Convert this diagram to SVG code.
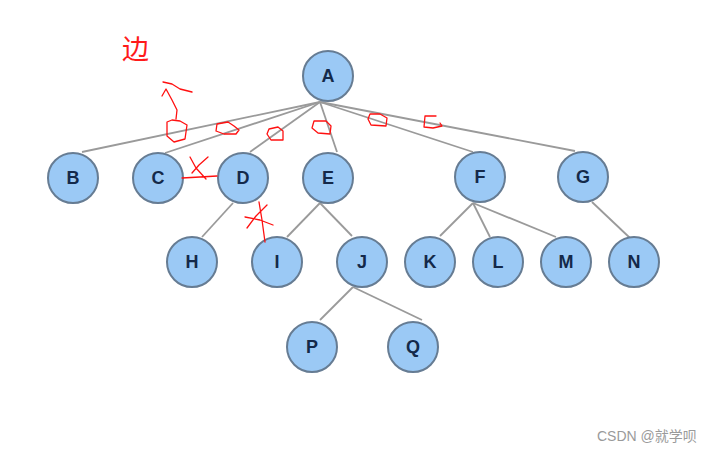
<svg xmlns="http://www.w3.org/2000/svg" width="712" height="451" viewBox="0 0 712 451">
<style>
.n circle{fill:#9bc9f5;stroke:#667c93;stroke-width:2}
.n text{font-family:"Liberation Sans",Arial,sans-serif;font-weight:bold;font-size:18px;fill:#14294a;text-anchor:middle}
#edges line{stroke:#9a9a9a;stroke-width:1.8}
.red{fill:none;stroke:#ff1010;stroke-width:1.3;stroke-linecap:round;stroke-linejoin:round}
</style>
<rect width="712" height="451" fill="#ffffff"/>
<g id="edges">
<line x1="320" y1="102" x2="82" y2="152"/>
<line x1="320" y1="102" x2="165" y2="153"/>
<line x1="320" y1="102" x2="250" y2="152"/>
<line x1="320" y1="102" x2="337" y2="152"/>
<line x1="320" y1="102" x2="473" y2="152"/>
<line x1="320" y1="102" x2="575" y2="151"/>
<line x1="233" y1="203" x2="202" y2="237"/>
<line x1="320" y1="203" x2="287" y2="237"/>
<line x1="320" y1="203" x2="352" y2="236"/>
<line x1="473" y1="203" x2="440" y2="236"/>
<line x1="473" y1="203" x2="490" y2="237"/>
<line x1="473" y1="203" x2="556" y2="237"/>
<line x1="592" y1="202" x2="630" y2="238"/>
<line x1="353" y1="287" x2="320" y2="320"/>
<line x1="353" y1="287" x2="422" y2="320"/>
</g>
<g id="A" class="n"><circle cx="328" cy="76" r="25"/><text x="328" y="82">A</text></g>
<g id="B" class="n"><circle cx="73" cy="178" r="25"/><text x="73" y="184">B</text></g>
<g id="C" class="n"><circle cx="158" cy="178" r="25"/><text x="158" y="184">C</text></g>
<g id="D" class="n"><circle cx="243" cy="178" r="25"/><text x="243" y="184">D</text></g>
<g id="E" class="n"><circle cx="328" cy="178" r="25"/><text x="328" y="184">E</text></g>
<g id="F" class="n"><circle cx="480" cy="177" r="25"/><text x="480" y="183">F</text></g>
<g id="G" class="n"><circle cx="583" cy="177" r="25"/><text x="583" y="183">G</text></g>
<g id="H" class="n"><circle cx="192" cy="262" r="25"/><text x="192" y="268">H</text></g>
<g id="I" class="n"><circle cx="277" cy="262" r="25"/><text x="277" y="268">I</text></g>
<g id="J" class="n"><circle cx="362" cy="262" r="25"/><text x="362" y="268">J</text></g>
<g id="K" class="n"><circle cx="430" cy="262" r="25"/><text x="430" y="268">K</text></g>
<g id="L" class="n"><circle cx="498" cy="262" r="25"/><text x="498" y="268">L</text></g>
<g id="M" class="n"><circle cx="566" cy="262" r="25"/><text x="566" y="268">M</text></g>
<g id="N" class="n"><circle cx="634" cy="262" r="25"/><text x="634" y="268">N</text></g>
<g id="P" class="n"><circle cx="312" cy="347" r="25"/><text x="312" y="353">P</text></g>
<g id="Q" class="n"><circle cx="413" cy="347" r="25"/><text x="413" y="353">Q</text></g>
<rect x="0" y="373" width="712" height="78" fill="#ffffff"/>
<g id="annotations">
<text x="122" y="59" font-family="'Noto Sans CJK SC',sans-serif" font-size="27" fill="#ff1a1a">边</text>
<path class="red" d="M176,119 L177,110 L172,100 L166,89 L162,96 M163,82 L172,84 L180,89 L192,92"/>
<path class="red" d="M172,120 L167,122 L167,136 L174,142 L185,139 L187,125 L180,121 Z"/>
<path class="red" d="M217,124 L228,122 L234,126 L239,130 L236,134 L224,134 L216,131 Z"/>
<path class="red" d="M269,129 L278,127 L283,131 L283,140 L271,140 L267,134 Z"/>
<path class="red" d="M314,121 L326,121 L331,126 L330,134 L318,133 L312,128 Z"/>
<path class="red" d="M370,114 L380,114 L387,118 L386,126 L371,125 L368,119 Z"/>
<path class="red" d="M425,116 L436,116 M425,116 L424,127 L433,128 L442,126 L440,123"/>
<path class="red" d="M182,178 L200,177 L217,176 M190,157 L196,168 L206,179 M208,157 L199,165 L192,173"/>
<path class="red" d="M259,202 L262,220 L265,242 M245,217 L260,220 L273,225 M267,205 L256,216 L247,228"/>
</g>
<text x="597" y="441" font-family="'Liberation Sans','Noto Sans CJK SC',sans-serif" font-size="14" fill="#9a9a9a">CSDN @就学呗</text>
</svg>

• **Aim of the task**:
Replicate the material above verbatim; images stay out of the copy.

• **Task output**:
Convert this diagram to SVG code.
<svg xmlns="http://www.w3.org/2000/svg" width="712" height="451" viewBox="0 0 712 451">
<style>
.n circle{fill:#9bc9f5;stroke:#667c93;stroke-width:2}
.n text{font-family:"Liberation Sans",Arial,sans-serif;font-weight:bold;font-size:18px;fill:#14294a;text-anchor:middle}
#edges line{stroke:#9a9a9a;stroke-width:1.8}
.red{fill:none;stroke:#ff1010;stroke-width:1.3;stroke-linecap:round;stroke-linejoin:round}
</style>
<rect width="712" height="451" fill="#ffffff"/>
<g id="edges">
<line x1="320" y1="102" x2="82" y2="152"/>
<line x1="320" y1="102" x2="165" y2="153"/>
<line x1="320" y1="102" x2="250" y2="152"/>
<line x1="320" y1="102" x2="337" y2="152"/>
<line x1="320" y1="102" x2="473" y2="152"/>
<line x1="320" y1="102" x2="575" y2="151"/>
<line x1="233" y1="203" x2="202" y2="237"/>
<line x1="320" y1="203" x2="287" y2="237"/>
<line x1="320" y1="203" x2="352" y2="236"/>
<line x1="473" y1="203" x2="440" y2="236"/>
<line x1="473" y1="203" x2="490" y2="237"/>
<line x1="473" y1="203" x2="556" y2="237"/>
<line x1="592" y1="202" x2="630" y2="238"/>
<line x1="353" y1="287" x2="320" y2="320"/>
<line x1="353" y1="287" x2="422" y2="320"/>
</g>
<g id="A" class="n"><circle cx="328" cy="76" r="25"/><text x="328" y="82">A</text></g>
<g id="B" class="n"><circle cx="73" cy="178" r="25"/><text x="73" y="184">B</text></g>
<g id="C" class="n"><circle cx="158" cy="178" r="25"/><text x="158" y="184">C</text></g>
<g id="D" class="n"><circle cx="243" cy="178" r="25"/><text x="243" y="184">D</text></g>
<g id="E" class="n"><circle cx="328" cy="178" r="25"/><text x="328" y="184">E</text></g>
<g id="F" class="n"><circle cx="480" cy="177" r="25"/><text x="480" y="183">F</text></g>
<g id="G" class="n"><circle cx="583" cy="177" r="25"/><text x="583" y="183">G</text></g>
<g id="H" class="n"><circle cx="192" cy="262" r="25"/><text x="192" y="268">H</text></g>
<g id="I" class="n"><circle cx="277" cy="262" r="25"/><text x="277" y="268">I</text></g>
<g id="J" class="n"><circle cx="362" cy="262" r="25"/><text x="362" y="268">J</text></g>
<g id="K" class="n"><circle cx="430" cy="262" r="25"/><text x="430" y="268">K</text></g>
<g id="L" class="n"><circle cx="498" cy="262" r="25"/><text x="498" y="268">L</text></g>
<g id="M" class="n"><circle cx="566" cy="262" r="25"/><text x="566" y="268">M</text></g>
<g id="N" class="n"><circle cx="634" cy="262" r="25"/><text x="634" y="268">N</text></g>
<g id="P" class="n"><circle cx="312" cy="347" r="25"/><text x="312" y="353">P</text></g>
<g id="Q" class="n"><circle cx="413" cy="347" r="25"/><text x="413" y="353">Q</text></g>
<rect x="0" y="373" width="712" height="78" fill="#ffffff"/>
<g id="annotations">
<text x="122" y="59" font-family="'Noto Sans CJK SC',sans-serif" font-size="27" fill="#ff1a1a">边</text>
<path class="red" d="M176,119 L177,110 L172,100 L166,89 L162,96 M163,82 L172,84 L180,89 L192,92"/>
<path class="red" d="M172,120 L167,122 L167,136 L174,142 L185,139 L187,125 L180,121 Z"/>
<path class="red" d="M217,124 L228,122 L234,126 L239,130 L236,134 L224,134 L216,131 Z"/>
<path class="red" d="M269,129 L278,127 L283,131 L283,140 L271,140 L267,134 Z"/>
<path class="red" d="M314,121 L326,121 L331,126 L330,134 L318,133 L312,128 Z"/>
<path class="red" d="M370,114 L380,114 L387,118 L386,126 L371,125 L368,119 Z"/>
<path class="red" d="M425,116 L436,116 M425,116 L424,127 L433,128 L442,126 L440,123"/>
<path class="red" d="M182,178 L200,177 L217,176 M190,157 L196,168 L206,179 M208,157 L199,165 L192,173"/>
<path class="red" d="M259,202 L262,220 L265,242 M245,217 L260,220 L273,225 M267,205 L256,216 L247,228"/>
</g>
<text x="597" y="441" font-family="'Liberation Sans','Noto Sans CJK SC',sans-serif" font-size="14" fill="#9a9a9a">CSDN @就学呗</text>
</svg>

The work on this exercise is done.